The classic Land Rover Defender evolved over its long life from frequent use as a farming implement to new life as an iconic all-wheel-drive trophy truck.
The end of Defender production in January 2016 was practically a national day of mourning in England.
Now, you can even get Defenders entirely renovated with new powertrains and all manner of luxury features, accompanied by six-figure price tags.
And the newly formed Jaguar Land Rover Classic unit will restore a rare 1948 pre-production Land Rover, recently uncovered after decades, to mark, the brand’s 70th anniversary this year.
But while the sturdy Landies are increasingly valuable in the U.S. and in Britain, they may still be taken a bit less seriously at home.
Why else would you take a perfectly good 50-year-old Land Rover 88 and convert it to run on … coal?
Yes, out of all the possible powertrain transplants—the rumored future all-electric Land Rover might have a nice rejoinder to the Bollinger B1, we think—why convert to the filthiest fossil fuel?
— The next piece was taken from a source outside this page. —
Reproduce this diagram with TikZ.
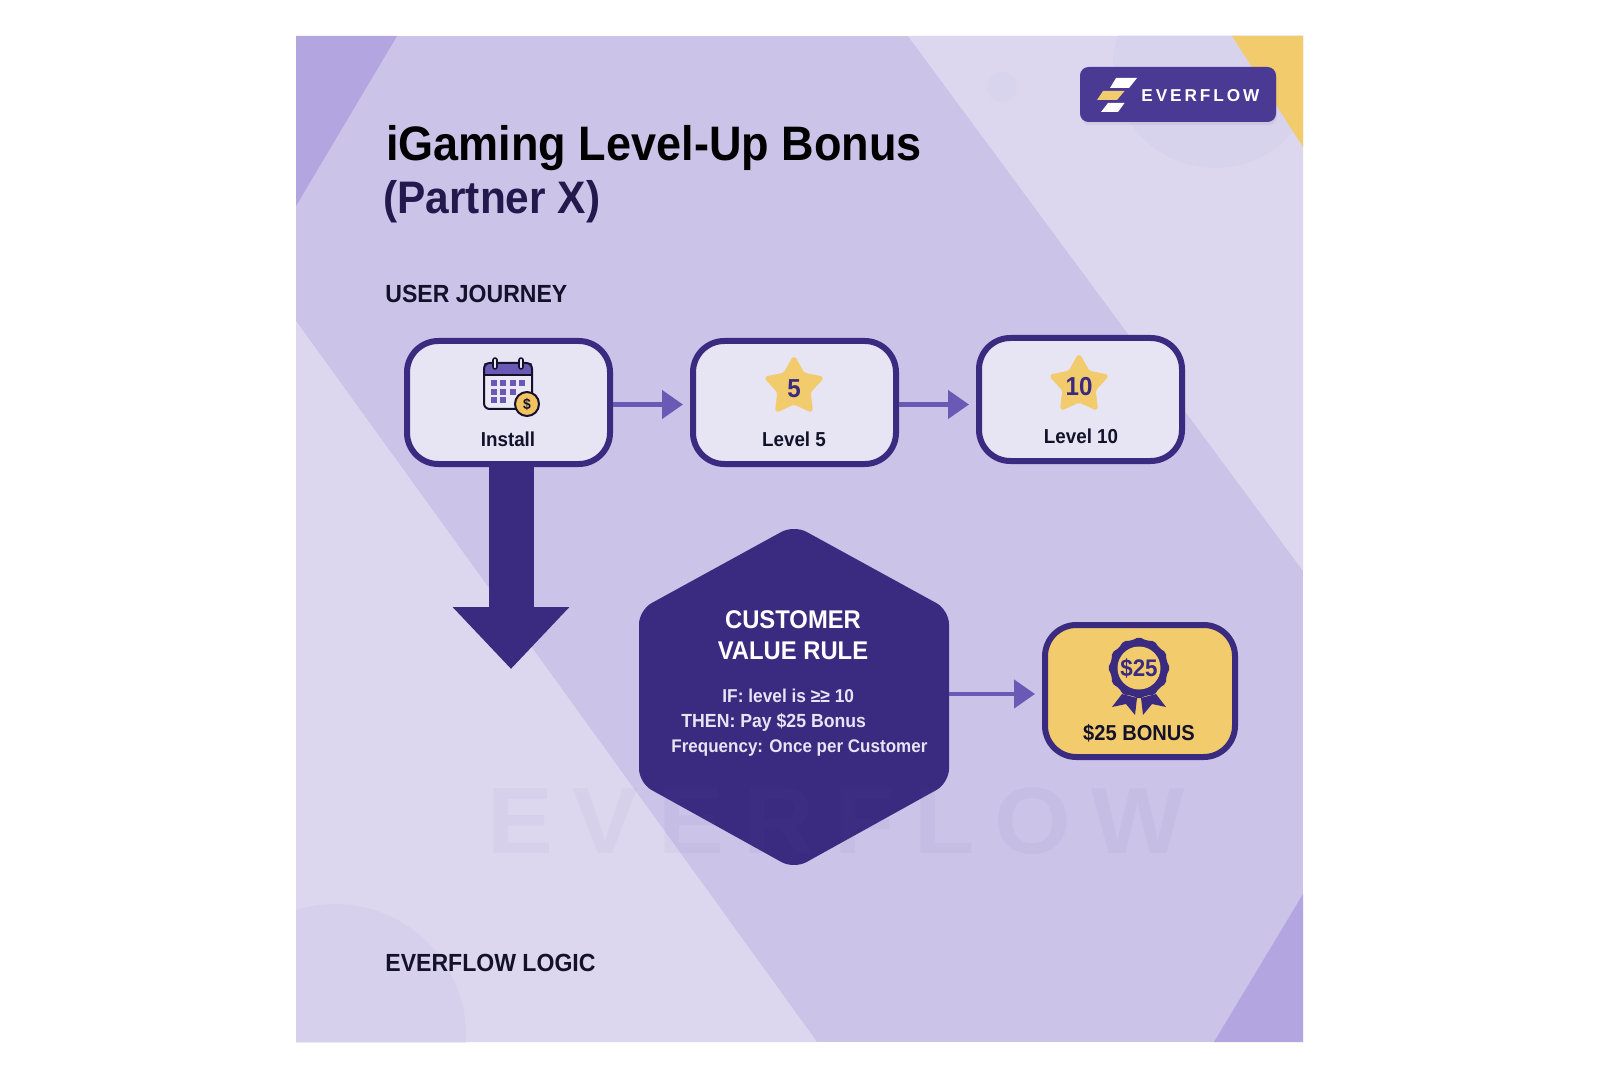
\documentclass[tikz,border=0pt]{standalone}
\usepackage{fontspec}
\setmainfont[FakeStretch=0.93]{Liberation Sans}
\newfontfamily\logofont[LetterSpace=17]{Liberation Sans}
\newfontfamily\markfont[LetterSpace=21,FakeStretch=1.05]{Liberation Sans}
\usepackage{xcolor}
\usetikzlibrary{arrows.meta,positioning,calc,shapes.geometric,shadows}
\definecolor{deep}{HTML}{3A2A80}
\definecolor{logoblue}{HTML}{4A3A94}
\definecolor{midpurple}{HTML}{6A5AB5}
\definecolor{gold}{HTML}{F2CB6C}
\definecolor{softcard}{HTML}{E7E4F4}
\definecolor{panelbase}{HTML}{CBC3E8}
\definecolor{panellight}{HTML}{DCD7EE}
\definecolor{paneldark}{HTML}{B3A5DF}
\definecolor{ink}{HTML}{14122A}
\tikzset{
    every picture/.style={line cap=round,line join=round},
    journeybox/.style={draw=deep,fill=softcard,line width=3pt,rounded corners=5.5mm,
      minimum width=101.5pt,minimum height=61.5pt,inner sep=0pt},
    boxlabel/.style={text=ink,font=\bfseries\fontsize{10.1}{12}\selectfont,inner sep=0pt},
    headtext/.style={text=ink,font=\bfseries\fontsize{12.4}{14}\selectfont,anchor=west,inner sep=0pt},
    levelstar/.style={star,star points=5,star point ratio=1.85,fill=gold,draw=gold,
      line width=1.5pt,rounded corners=1pt,minimum size=29.5pt,inner sep=0pt},
    levelnum/.style={text=deep,font=\bfseries\fontsize{13}{14}\selectfont,inner sep=0pt},
    flowarrow/.style={-{Triangle[length=10.5pt,width=14pt]},draw=midpurple,
      line width=2.2pt,line cap=butt,shorten >=3.5pt},
    ruletitle/.style={text=white,font=\bfseries\fontsize{12.8}{14}\selectfont,inner sep=0pt},
    ruleline/.style={text=softcard,font=\bfseries\fontsize{9.3}{11}\selectfont,anchor=west,inner sep=0pt}
}
\begin{document}
\begin{tikzpicture}[x=0.5pt,y=-0.5pt]
  \useasboundingbox[fill=white] (0,0) rectangle (1600,1080);
  % background panel
  \begin{scope}
    \clip (296,36) rectangle (1303,1042);
    \fill[panelbase] (296,36) rectangle (1303,1042);
    \fill[panellight] (908,36)--(1303,571)--(1303,36)--cycle;
    \fill[panellight] (296,321)--(817,1042)--(296,1042)--cycle;
    \fill[panelbase,opacity=0.2] (1215,66) circle[radius=102];
    \fill[panelbase,opacity=0.15] (1002,87) circle[radius=15];
    \fill[panelbase,opacity=0.3] (335,1035) circle[radius=131];
    \fill[paneldark] (296,36)--(397,36)--(296,206)--cycle;
    \fill[paneldark] (1303,894)--(1303,1042)--(1214,1042)--cycle;
    \fill[gold] (1232,36)--(1303,36)--(1303,147)--cycle;
  \end{scope}
  % logo
  \node[fill=logoblue,rounded corners=1.5mm,minimum width=98pt,minimum height=27.5pt,
    drop shadow={opacity=0.12,shadow xshift=0.5pt,shadow yshift=-1.5pt}] (logo) at (1178,94.5) {};
  \node[text=white,font=\logofont\bfseries\fontsize{8.6}{9}\selectfont,anchor=west,inner sep=0pt]
    (logotext) at (1141,95.5) {EVERFLOW};
  \fill[white] (1110,88)--(1129,88)--(1137,78)--(1116,78)--cycle;
  \fill[gold] (1097,100)--(1117,100)--(1124.5,91)--(1103,91)--cycle;
  \fill[white] (1101,112)--(1118,112)--(1124.5,103)--(1108,103)--cycle;
  % headings
  \node[text=black,font=\bfseries\fontsize{24.2}{26}\selectfont,anchor=west,inner sep=0pt]
    (title) at (386,148) {iGaming Level-Up Bonus};
  \node[text=deep!60!black,font=\bfseries\fontsize{22.8}{24}\selectfont,anchor=west,inner sep=0pt]
    (subtitle) at (383,202) {(Partner X)};
  \node[headtext] (journey) at (385,294) {USER JOURNEY};
  \node[headtext] (logic) at (385,963) {EVERFLOW LOGIC};
  % journey row
  \node[journeybox] (install) at (508.5,402.5) {};
  \node[journeybox,right=38.5pt of install] (lvl5) {};
  \node[journeybox,right=38.5pt of lvl5,yshift=1.5pt] (lvl10) {};
  \node[boxlabel] (installlabel) at (508,439) {Install};
  \node[boxlabel] (lvl5label) at (794,439) {Level 5};
  \node[boxlabel] (lvl10label) at (1081,436) {Level 10};
  \node[levelstar] (star5) at (794,387) {};
  \node[levelstar] (star10) at (1079,385) {};
  \node[levelnum] (num5) at (794,389) {5};
  \node[levelnum] (num10) at (1079,387) {10};
  % calendar
  \fill[softcard!80!white] (484,363) rectangle (532,409);
  \fill[midpurple] (484,363) rectangle (532,375);
  \draw[ink,line width=1pt,rounded corners=1mm] (484,363) rectangle (532,409);
  \draw[ink,line width=1pt] (484,375)--(532,375);
  \foreach \ringx in {495,521}
    \draw[ink,line width=0.8pt,fill=softcard,rounded corners=1pt] (\ringx-2,358) rectangle (\ringx+2,369);
  \foreach \cellx/\celly in {494/383,503/383,513/383,522/383,494/392,503/392,513/392,494/400,503/400}
    \fill[midpurple] (\cellx-3.2,\celly-2.6) rectangle (\cellx+3.2,\celly+2.6);
  \node[circle,draw=ink,fill=gold!90!orange,line width=1pt,minimum size=12pt,inner sep=0pt,
    text=ink,font=\bfseries\fontsize{7.5}{9}\selectfont] (coin) at (527,404) {\$};
  % rule
  \fill[deep,rounded corners=2.5mm] (794,525)--(949,610)--(949,783)--(794,869)--(639,783)--(639,610)--cycle;
  \node[minimum width=155pt,minimum height=168pt,inner sep=0pt,outer sep=0pt] (rule) at (794,694) {};
  \node[ruletitle] (ruletop) at (793,620) {CUSTOMER};
  \node[ruletitle] (rulesub) at (793,651) {VALUE RULE};
  \node[ruleline] (ifline) at (722,696) {IF: level is {\fontsize{9.4}{9}\selectfont≥≥} 10};
  \node[ruleline,font=\bfseries\fontsize{9.5}{11}\selectfont] (thenline) at (681,722) {THEN: Pay \$25 Bonus};
  \node[ruleline,font=\bfseries\fontsize{9.15}{11}\selectfont] (freqline) at (671,748) {Frequency: Once per Customer};
  % watermark
  \node[text=midpurple,opacity=0.05,font=\markfont\bfseries\fontsize{47}{54}\selectfont,inner sep=0pt]
    (mark) at (836,821) {EVERFLOW};
  % bonus
  \node[journeybox,fill=gold,minimum width=95pt,minimum height=66pt] (bonus) at (1140,691) {};
  \fill[deep] (1122,694)--(1112,707)--(1126,704)--(1135,715)--(1137,698)--cycle;
  \fill[deep] (1156,694)--(1166,707)--(1152,704)--(1143,715)--(1141,698)--cycle;
  \node[star,star points=12,star point ratio=1.09,fill=deep,rounded corners=1pt,minimum size=31pt,inner sep=0pt] (seal) at (1139,668) {};
  \node[circle,fill=gold,minimum size=21.5pt,inner sep=0pt] (sealcore) at (1139,668) {};
  \node[text=deep,inner sep=0pt,font=\bfseries\fontsize{12}{12}\selectfont] (sealtext) at (1139,668) {\$25};
  \node[boxlabel,font=\bfseries\fontsize{10.8}{12}\selectfont] (bonuslabel) at (1139,733) {\$25 BONUS};
  % connectors
  \coordinate (jump) at (511,669);
  \draw[flowarrow] ([yshift=-1pt]install.east)--([yshift=-1pt]lvl5.west);
  \draw[flowarrow] ([yshift=-1pt]lvl5.east)--([yshift=-1pt]lvl5.east -| lvl10.west);
  \draw[flowarrow] (rule.east)--(bonus.west |- rule.east);
  \draw[deep,line width=22.5pt,line cap=butt,-{Triangle[length=31pt,width=56.5pt]}]
    (jump |- install.south)--(jump);
\end{tikzpicture}
\end{document}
It’s all about entertaining his three grandchildren, as 67-year-old Frank Rothwell explains. Oh, and using it for his 1.5-mile commute to work as well.
The retired businessman from outside Manchester bought the Land Rover for £4,000 ($5,650) from a manufacturing company that had nicknamed the car “Mildred” for all the mildew inside.
He says he spent £24,000 ($34,000) and put more than 400 hours into the project to refit the old Land Rover with a coal-fired boiler that heats water until it turns into steam to power the steam engine that turns the wheels.
The previously recessed grille now sports a locomotive-like mock boiler front, complete with Land Rover badge and a working chimney for the coal smoke.
With a full head of steam, top speed is a leisurely 15 mph, though that’s in keeping with the marque, since early models were hard-pressed to go much above 40 to 50 mph.
His three grandchildren are big fans of the coal-powered Land Rover, though Rothwell says his wife is less enthusiastic.
“I think it’s really good for children of this era to do things like lighting fires and using coal,” he says, “because they have little access to using things like that these days.”